Claire's focused midwifery commitment is obvious. She is currently the Aboriginal Student Co-coordinator for the Midwifery Education Programme at Ryerson University where she has quietly guided, mentored, supported and led by example.
She is also co-Chair of the Toronto Birth Centre Community Council and sits on the Core Leadership of the National Aboriginal Council of Midwives.
A person widely recognized for her humility, integrity, work ethic and strength of character, Claire has all the hallmarks of a leader and absolutely shines as an example of the best in Ontario Midwifery.
Christine Roy is an Indigenous French-Abenaki Registered Midwife who grew up in Eastern Quebec. She graduated from the Michener pre-registration program in 1992.
Christine, her husband (Attawapiskat Cree First Nation) and their family moved to Puvirnituq to work beside Inuit midwifery students. They returned to Quebec after the sudden loss of their son, where Christine resumed practice and became Midwifery Services Coordinator.
Christine’s dedication to Aboriginal Midwifery took her to Brazil to meet with Amazon Forest midwives, and to Bolivia, Akwesasne and James Bay working on the film ‘Ancestral Women’, exploring ancestral midwifery knowledge of Aymara, Quechua, Mohawk and Cree midwives.
Christine was central to a consultation with all First Nations and Inuit communities of Quebec. This led to the inclusion of an exemption for Aboriginal women within the Quebec Midwifery Act, ensuring First Nations self-determination.

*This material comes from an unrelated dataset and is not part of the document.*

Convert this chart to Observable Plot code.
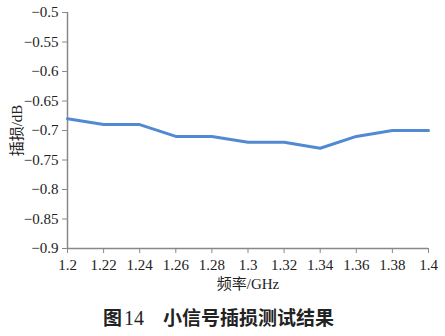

Christine and her family moved back to Attawapiskat and in 2012 she opened Neepeeshowan Midwives. This practice serves families in the remote fly-in community and is vital to bringing birth back into the community.
The responsibilities and remarkable honour of being a pipe carrier have been passed on to her to deepen the work for healing and empowerment of Aboriginal girls and women.